Gone are the days we solely depended on postal services. When you write someone a letter, the reply takes significant time to reach you. And, it made the life difficult for many. But, you don’t have to do it anymore.
In this world of technology, it only takes seconds to receive a response. We now have instant messaging applications, using which anyone can get real-time replies. The messages are not restricted to texts only. You can communicate with each other using images and videos.
First proposed in 1982, Short Message Service aka SMS doesn’t come close to the IM services. Not only can you use emojis, but also you don’t feel like it’s happening real-time. Owing to the cellular network dependence, it is impossible to push an SMS from an area of weak signal reception.
That’s how RCS was born. Stands for Rich Communication Services, RCS incarnated after the efforts of a group of industry promoters in 2007. Nonetheless, it didn’t come into the limelight for a decade. In 2018, Google announced they’re working with almost all the major carriers to adopt to RCS.
By mid-2019, the brand started rolling out RCS to selected users. For now, you can only use it via Android Messages and Samsung Messages. Inside those apps, it comes with the name Chat. And, you will find it resembles almost all the major instant messaging applications.

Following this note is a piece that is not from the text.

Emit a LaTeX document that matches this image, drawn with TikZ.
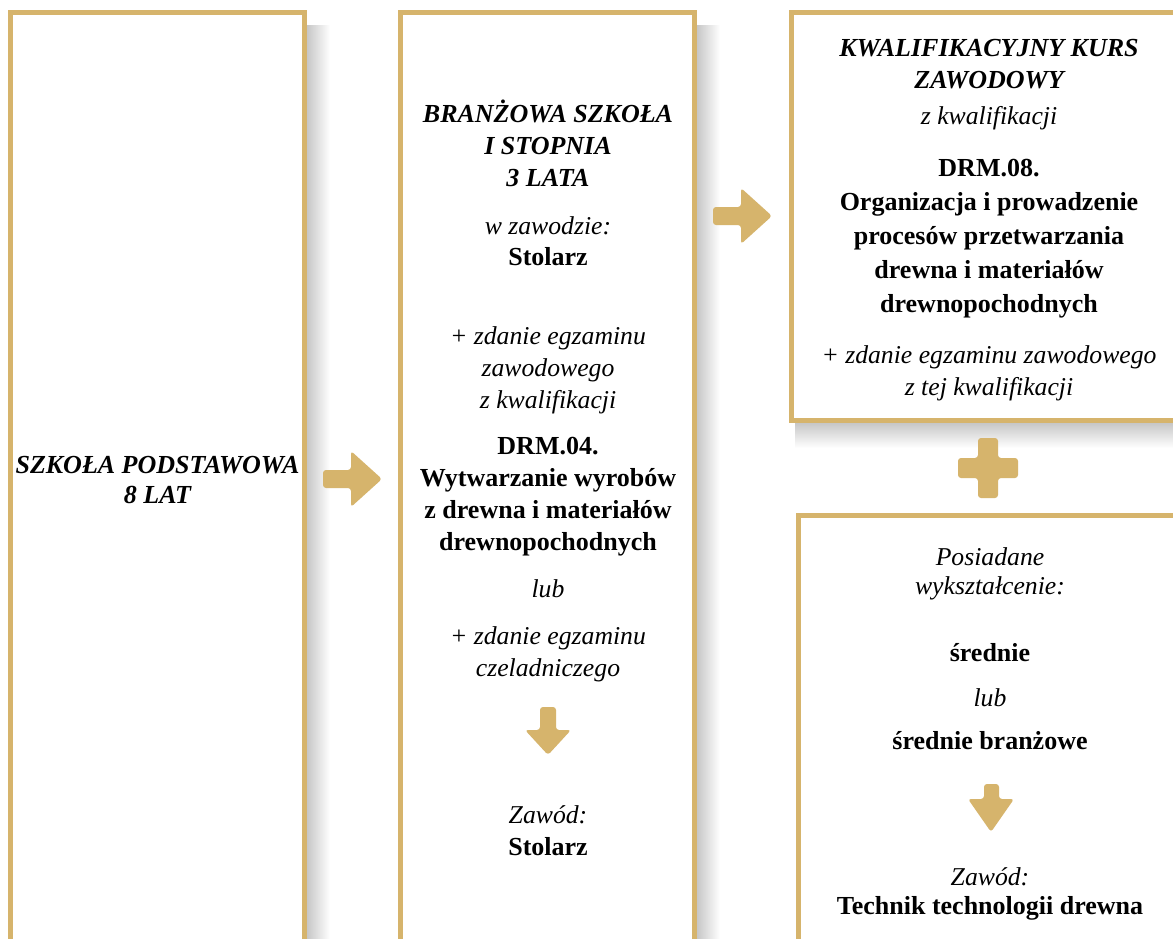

So yeah, RCS is the new SMS. It bears many features the latter lacks. Nevertheless, the users had been facing a weird issue with the same. They couldn’t send or receive messages when they were on a Firewall-protected Wi-Fi network (Have a look at a concern below).
Hello,
Android user here from Canada. Since RCS rollout to our company pixel phones (pixel2), our users are not able to use “chat features” setting on their phones while on company wifi network.
This feature works correctly when on Mobile data or other public wifi network.
But when enabled on the phone while phone is connected to company WIFI, the status is in state:
Status: Setting up…
Connection in progress
This state persists for as long as the phone is on company wifi network. As soon as wifi disconnects and mobile data kick in, we connection instantly works.
We need instructions for our IT network department as to how to configure firewall, which connections and ports to open in order for this feature to work.
We tried enabling port found on one of the other threads here (TCP/50672), but this did not fix the issue.
Note: This issue has very bad side effect. When the connection is stuck in “Setting up”, this causes some sort of loop that drains phone battery in matter of hours (confirmed via testing and monitoring). And although we can ask our employees to disable this feature or not to use company wifi, we cannot do the same for any visitors. We don’t want to be responsible for someone connecting to our wifi to find himself in the situation running empty battery in mid day. And since RCS enabled becomes pretty much standard, we cannot ignore this issue.
Source
We were able to spot a few more user complaints on the official forum. Even Reddit wasn’t devoid of such worries. For all of them, Firewall blocked RCS. You can read another post from a user below.
Guess what! A couple of months down the line, the Mountain View tech titan has finally resolved the issue. They have migrated Messages to Port 443 in order to eliminate the problems caused due to Firewalls.